Three Seasons in One

Environment Lifestyle

Winter, autumn, and summer combine in the blossoms of the deutzia in this haiku by Teitoku.

雪月花一度にみする卯木哉 貞徳

Setsugetsuka / ichido ni mi suru / utsugi kana

Snow, moon, and flowers—
seen at one glance in the
deutzia blossoms

(Poem by Teitoku, published in 1651.)

Teitoku was a poet of waka, renga, and haiku, who died in 1653 at the venerable age of 83. He wrote many annotated editions of classic works, and led the Teimon school of haikai literature, based in Kyoto. Poems in the school were typically in a gentle, refined style, based on the waka tradition, but also with flashes of wit. The haiku above is a good example.

The deutzia, sometimes called the Japanese snow flower, is a shrub in the hydrangea family that is often planted in hedges. Its early summer flowers, known as unohana, have long been a subject for waka poetry. The closely packed pure white blossoms at the end of branches catch the eye and have poetic associations to things like the fallen snow and the brightly shining light of the moon.

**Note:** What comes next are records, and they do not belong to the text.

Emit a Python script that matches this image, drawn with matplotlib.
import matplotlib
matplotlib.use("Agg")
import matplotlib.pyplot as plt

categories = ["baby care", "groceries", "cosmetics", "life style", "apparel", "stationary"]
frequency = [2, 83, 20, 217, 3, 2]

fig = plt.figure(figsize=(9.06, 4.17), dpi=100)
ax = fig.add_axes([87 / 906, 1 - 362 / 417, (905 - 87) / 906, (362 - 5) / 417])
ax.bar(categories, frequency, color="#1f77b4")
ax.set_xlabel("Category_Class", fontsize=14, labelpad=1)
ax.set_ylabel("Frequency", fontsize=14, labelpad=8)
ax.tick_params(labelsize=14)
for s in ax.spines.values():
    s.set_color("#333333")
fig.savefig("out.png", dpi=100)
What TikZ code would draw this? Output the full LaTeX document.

Snow is a season word for winter and the moon for autumn, while the deutzia flower itself is a kigo for summer. Thus, Teitoku says that the blossom includes three seasons in one. In Japanese fairy tales, the protagonists may be invited to a fantastic dimension where they can view landscapes from all seasons, and Teitoku praises the deutzia, comparing it to such worlds.